The recent cool weather has had us closing up our high tunnels during the day in an effort to speed up the bloom time on some of our crops! It’s challenging to predict availability this time of year, and we hate telling florists that we’ll have a crop ready and then coming up short. We send out an availability list to florists on Tuesdays for the following week, which means we’re guessing what will be ready a week before it’s harvested. For the most part, our customers are familiar with the challenges mother nature presents and are quite forgiving when we screw up these predictions, but it presents a hardship for all parties involved, and we really prefer when we’re correct in our estimations.
We’ve been chugging along in the greenhouse, potting up all of the plant sale seedlings as fast as we can. The greenhouse is filling up, and everything looks beautiful! Our plant sale orders will be delivered the week of April 28th, and after that we’ll begin bringing a critical mass of seedlings to the farmers’ market.

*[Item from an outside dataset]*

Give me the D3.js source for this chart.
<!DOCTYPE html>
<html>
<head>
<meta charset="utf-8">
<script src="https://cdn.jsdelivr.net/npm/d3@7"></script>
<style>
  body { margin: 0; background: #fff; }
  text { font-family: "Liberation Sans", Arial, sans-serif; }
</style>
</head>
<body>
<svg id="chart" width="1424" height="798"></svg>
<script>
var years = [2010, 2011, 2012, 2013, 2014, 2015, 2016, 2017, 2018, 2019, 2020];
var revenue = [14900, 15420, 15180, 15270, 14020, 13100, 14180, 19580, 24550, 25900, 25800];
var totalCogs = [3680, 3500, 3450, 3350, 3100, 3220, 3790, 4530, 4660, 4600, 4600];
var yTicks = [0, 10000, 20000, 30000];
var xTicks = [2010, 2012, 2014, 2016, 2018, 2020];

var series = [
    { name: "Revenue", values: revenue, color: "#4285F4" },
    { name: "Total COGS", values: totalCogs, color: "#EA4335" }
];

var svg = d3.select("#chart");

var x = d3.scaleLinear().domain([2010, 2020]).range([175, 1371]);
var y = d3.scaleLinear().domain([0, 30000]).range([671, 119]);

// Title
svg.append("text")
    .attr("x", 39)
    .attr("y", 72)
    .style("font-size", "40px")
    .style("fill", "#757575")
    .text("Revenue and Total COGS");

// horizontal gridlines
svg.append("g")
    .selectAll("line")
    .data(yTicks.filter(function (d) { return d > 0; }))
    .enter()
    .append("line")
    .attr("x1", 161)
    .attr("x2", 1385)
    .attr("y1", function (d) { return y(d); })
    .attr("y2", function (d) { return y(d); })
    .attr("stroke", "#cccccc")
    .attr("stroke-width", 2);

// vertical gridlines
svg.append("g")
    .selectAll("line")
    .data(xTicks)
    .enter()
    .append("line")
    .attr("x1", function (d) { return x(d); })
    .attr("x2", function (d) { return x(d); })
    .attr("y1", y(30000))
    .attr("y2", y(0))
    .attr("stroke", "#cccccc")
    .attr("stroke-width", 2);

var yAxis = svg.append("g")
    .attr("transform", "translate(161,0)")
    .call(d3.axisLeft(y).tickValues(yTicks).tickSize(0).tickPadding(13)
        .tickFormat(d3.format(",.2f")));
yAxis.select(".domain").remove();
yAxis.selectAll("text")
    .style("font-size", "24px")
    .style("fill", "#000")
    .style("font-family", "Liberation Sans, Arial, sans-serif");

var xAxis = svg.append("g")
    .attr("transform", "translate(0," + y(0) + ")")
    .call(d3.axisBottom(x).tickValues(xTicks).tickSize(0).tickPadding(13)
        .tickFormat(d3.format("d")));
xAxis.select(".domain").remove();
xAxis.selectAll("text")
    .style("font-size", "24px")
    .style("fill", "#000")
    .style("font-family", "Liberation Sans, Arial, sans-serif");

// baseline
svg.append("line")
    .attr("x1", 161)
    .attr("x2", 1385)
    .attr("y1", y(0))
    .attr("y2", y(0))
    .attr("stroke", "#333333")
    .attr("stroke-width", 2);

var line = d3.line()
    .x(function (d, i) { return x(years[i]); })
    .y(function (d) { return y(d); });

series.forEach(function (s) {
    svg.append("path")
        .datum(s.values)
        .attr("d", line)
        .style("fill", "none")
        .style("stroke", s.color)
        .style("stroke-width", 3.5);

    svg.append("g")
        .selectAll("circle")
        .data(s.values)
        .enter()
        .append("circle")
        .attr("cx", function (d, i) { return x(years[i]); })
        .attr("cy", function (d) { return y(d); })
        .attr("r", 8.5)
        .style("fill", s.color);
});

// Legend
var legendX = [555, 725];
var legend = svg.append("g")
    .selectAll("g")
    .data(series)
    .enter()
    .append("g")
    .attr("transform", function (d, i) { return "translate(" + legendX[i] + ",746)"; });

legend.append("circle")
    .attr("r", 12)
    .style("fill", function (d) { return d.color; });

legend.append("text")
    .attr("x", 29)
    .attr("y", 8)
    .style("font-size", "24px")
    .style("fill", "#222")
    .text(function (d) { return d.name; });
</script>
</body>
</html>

A red salamander we found while planting lisianthus this week! Once of the many species we’re lucky to interact with on the farm
Planting Away
Despite the cold nights, we’re doing our best to keep up with field work and get crops in the ground. Our soil is still quite wet from all of the rainy weather we’ve had recently, but our no-till system has allowed to prepare beds and plant out seedlings without worrying about damaging the soil structure. When a situation demands it, we’ll still occasionally break out our walk-behind tractor with the rotary tiller attached, but we generally try to refrain from anything that will damage the soil structure and the organisms living within the soil.
At this point, our soil tends to be quite easy to plant into, and we only broadfork to loosen the soil if it seems like it’ll be challenging to get a dibbler in the ground to make a hole for the new seedling, or if the bed needs to be reestablished after a long fallow period. Our low-impact bed prep method is easy on the soil, easy on the body, and relatively speedy.
This week we’re planting lisianthus, raspberries, blueberries, rudbeckia, snapdragons, and eucalyptus! I can’t wait to watch them grow and prosper over the next several months.
Claire, Carlie, and last week’s gorgeous market bouquets.
Sunday Market
It isn’t much, but finally a small haul of butterfly ranunculus!
We’re back at the Baltimore Farmers’ Market starts this Sunday, April 20th, from 7:00-12:00.
Stop by for your Easter blooms, treat yourself to a delicious market breakfast, and enjoy the morning.
This week we’re planning to bring bouquets, hellebore bunches, flowering branches, narcissus bunches, pussy willow, poppy bunches, and herb seedlings.
Thanks for reading, and, as always, we appreciate your steadfast support.
Wishing you all the best,
Amelia, Elisa, and the Two Boots Crew
Dave had to give Harry a talking to about running through the beds.